◆ RAW DATA:

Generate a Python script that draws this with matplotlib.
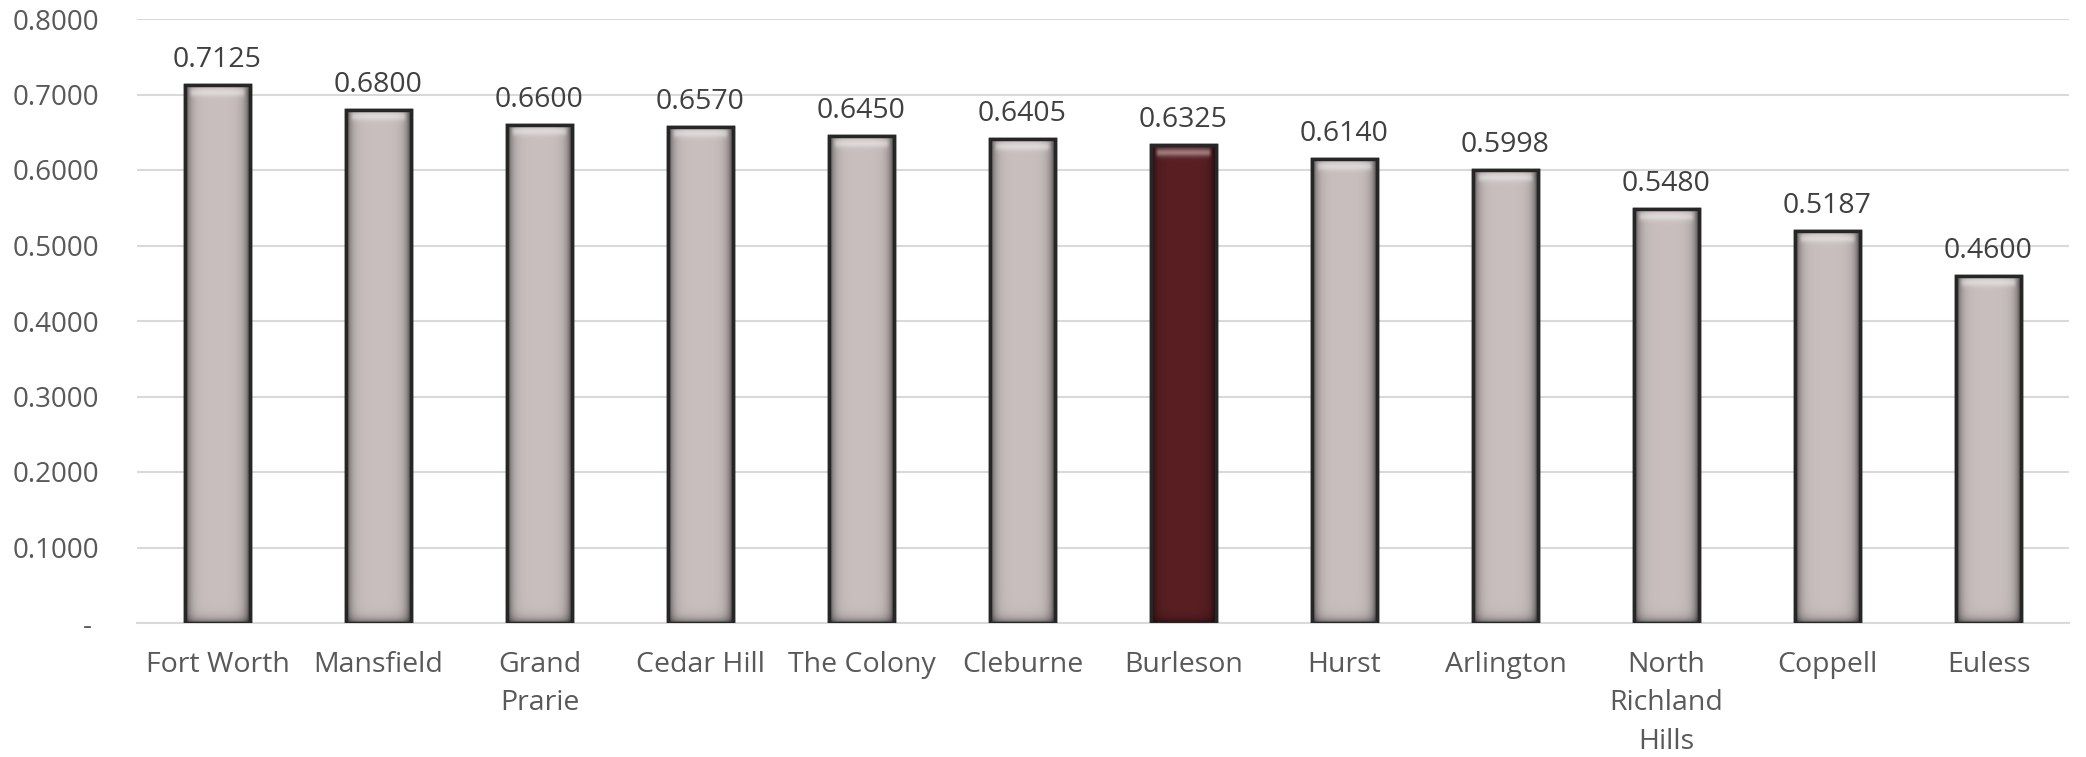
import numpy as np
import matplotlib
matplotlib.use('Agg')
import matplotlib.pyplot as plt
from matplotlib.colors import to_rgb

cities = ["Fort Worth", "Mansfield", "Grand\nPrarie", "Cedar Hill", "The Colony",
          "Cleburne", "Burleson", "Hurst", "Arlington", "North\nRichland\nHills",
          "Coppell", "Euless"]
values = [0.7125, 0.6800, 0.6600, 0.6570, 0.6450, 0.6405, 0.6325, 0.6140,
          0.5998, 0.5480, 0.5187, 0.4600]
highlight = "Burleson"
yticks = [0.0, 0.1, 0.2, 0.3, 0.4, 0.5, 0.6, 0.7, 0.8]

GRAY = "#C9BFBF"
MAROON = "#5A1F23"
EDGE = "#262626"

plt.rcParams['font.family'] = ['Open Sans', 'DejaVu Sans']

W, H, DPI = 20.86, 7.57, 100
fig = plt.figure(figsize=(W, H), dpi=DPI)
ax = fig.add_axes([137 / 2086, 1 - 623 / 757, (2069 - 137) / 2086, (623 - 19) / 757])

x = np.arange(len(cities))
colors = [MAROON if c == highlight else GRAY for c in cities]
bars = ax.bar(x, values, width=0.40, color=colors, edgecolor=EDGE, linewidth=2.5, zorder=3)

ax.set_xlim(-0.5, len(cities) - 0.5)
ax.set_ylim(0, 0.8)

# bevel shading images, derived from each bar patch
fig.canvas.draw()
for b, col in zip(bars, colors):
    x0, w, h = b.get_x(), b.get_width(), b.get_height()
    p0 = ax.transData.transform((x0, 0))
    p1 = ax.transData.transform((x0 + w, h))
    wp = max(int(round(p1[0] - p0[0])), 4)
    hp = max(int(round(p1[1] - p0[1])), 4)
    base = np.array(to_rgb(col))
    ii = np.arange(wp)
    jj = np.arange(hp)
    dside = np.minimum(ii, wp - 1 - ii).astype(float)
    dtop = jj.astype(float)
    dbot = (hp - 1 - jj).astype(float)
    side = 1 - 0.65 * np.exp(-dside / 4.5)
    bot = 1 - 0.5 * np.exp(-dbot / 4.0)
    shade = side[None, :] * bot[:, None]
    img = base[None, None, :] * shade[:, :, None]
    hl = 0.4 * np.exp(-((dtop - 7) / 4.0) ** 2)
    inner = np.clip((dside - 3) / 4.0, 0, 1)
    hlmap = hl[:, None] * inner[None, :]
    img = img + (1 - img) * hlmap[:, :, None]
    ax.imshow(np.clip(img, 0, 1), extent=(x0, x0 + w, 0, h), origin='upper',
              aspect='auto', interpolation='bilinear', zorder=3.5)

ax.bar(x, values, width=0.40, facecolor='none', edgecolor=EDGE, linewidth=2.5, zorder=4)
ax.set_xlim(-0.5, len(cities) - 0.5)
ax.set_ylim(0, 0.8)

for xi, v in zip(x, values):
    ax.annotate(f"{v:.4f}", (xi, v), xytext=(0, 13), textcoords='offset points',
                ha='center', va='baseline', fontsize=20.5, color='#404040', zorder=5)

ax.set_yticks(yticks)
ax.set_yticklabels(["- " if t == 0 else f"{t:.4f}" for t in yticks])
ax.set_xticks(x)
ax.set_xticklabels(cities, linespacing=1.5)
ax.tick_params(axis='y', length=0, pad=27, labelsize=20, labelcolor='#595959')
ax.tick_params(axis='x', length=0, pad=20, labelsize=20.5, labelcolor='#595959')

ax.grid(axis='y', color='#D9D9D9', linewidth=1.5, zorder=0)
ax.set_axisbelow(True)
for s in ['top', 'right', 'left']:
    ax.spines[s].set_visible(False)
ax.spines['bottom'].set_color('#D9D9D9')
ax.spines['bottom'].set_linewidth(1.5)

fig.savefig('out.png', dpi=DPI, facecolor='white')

◆ EXERCISE OBJECTIVE: Every line of the data should be copied as it stands, without the images.

◆ ANSWER IN FULL:
Generate a Python script that draws this with matplotlib.
import numpy as np
import matplotlib
matplotlib.use('Agg')
import matplotlib.pyplot as plt
from matplotlib.colors import to_rgb

cities = ["Fort Worth", "Mansfield", "Grand\nPrarie", "Cedar Hill", "The Colony",
          "Cleburne", "Burleson", "Hurst", "Arlington", "North\nRichland\nHills",
          "Coppell", "Euless"]
values = [0.7125, 0.6800, 0.6600, 0.6570, 0.6450, 0.6405, 0.6325, 0.6140,
          0.5998, 0.5480, 0.5187, 0.4600]
highlight = "Burleson"
yticks = [0.0, 0.1, 0.2, 0.3, 0.4, 0.5, 0.6, 0.7, 0.8]

GRAY = "#C9BFBF"
MAROON = "#5A1F23"
EDGE = "#262626"

plt.rcParams['font.family'] = ['Open Sans', 'DejaVu Sans']

W, H, DPI = 20.86, 7.57, 100
fig = plt.figure(figsize=(W, H), dpi=DPI)
ax = fig.add_axes([137 / 2086, 1 - 623 / 757, (2069 - 137) / 2086, (623 - 19) / 757])

x = np.arange(len(cities))
colors = [MAROON if c == highlight else GRAY for c in cities]
bars = ax.bar(x, values, width=0.40, color=colors, edgecolor=EDGE, linewidth=2.5, zorder=3)

ax.set_xlim(-0.5, len(cities) - 0.5)
ax.set_ylim(0, 0.8)

# bevel shading images, derived from each bar patch
fig.canvas.draw()
for b, col in zip(bars, colors):
    x0, w, h = b.get_x(), b.get_width(), b.get_height()
    p0 = ax.transData.transform((x0, 0))
    p1 = ax.transData.transform((x0 + w, h))
    wp = max(int(round(p1[0] - p0[0])), 4)
    hp = max(int(round(p1[1] - p0[1])), 4)
    base = np.array(to_rgb(col))
    ii = np.arange(wp)
    jj = np.arange(hp)
    dside = np.minimum(ii, wp - 1 - ii).astype(float)
    dtop = jj.astype(float)
    dbot = (hp - 1 - jj).astype(float)
    side = 1 - 0.65 * np.exp(-dside / 4.5)
    bot = 1 - 0.5 * np.exp(-dbot / 4.0)
    shade = side[None, :] * bot[:, None]
    img = base[None, None, :] * shade[:, :, None]
    hl = 0.4 * np.exp(-((dtop - 7) / 4.0) ** 2)
    inner = np.clip((dside - 3) / 4.0, 0, 1)
    hlmap = hl[:, None] * inner[None, :]
    img = img + (1 - img) * hlmap[:, :, None]
    ax.imshow(np.clip(img, 0, 1), extent=(x0, x0 + w, 0, h), origin='upper',
              aspect='auto', interpolation='bilinear', zorder=3.5)

ax.bar(x, values, width=0.40, facecolor='none', edgecolor=EDGE, linewidth=2.5, zorder=4)
ax.set_xlim(-0.5, len(cities) - 0.5)
ax.set_ylim(0, 0.8)

for xi, v in zip(x, values):
    ax.annotate(f"{v:.4f}", (xi, v), xytext=(0, 13), textcoords='offset points',
                ha='center', va='baseline', fontsize=20.5, color='#404040', zorder=5)

ax.set_yticks(yticks)
ax.set_yticklabels(["- " if t == 0 else f"{t:.4f}" for t in yticks])
ax.set_xticks(x)
ax.set_xticklabels(cities, linespacing=1.5)
ax.tick_params(axis='y', length=0, pad=27, labelsize=20, labelcolor='#595959')
ax.tick_params(axis='x', length=0, pad=20, labelsize=20.5, labelcolor='#595959')

ax.grid(axis='y', color='#D9D9D9', linewidth=1.5, zorder=0)
ax.set_axisbelow(True)
for s in ['top', 'right', 'left']:
    ax.spines[s].set_visible(False)
ax.spines['bottom'].set_color('#D9D9D9')
ax.spines['bottom'].set_linewidth(1.5)

fig.savefig('out.png', dpi=DPI, facecolor='white')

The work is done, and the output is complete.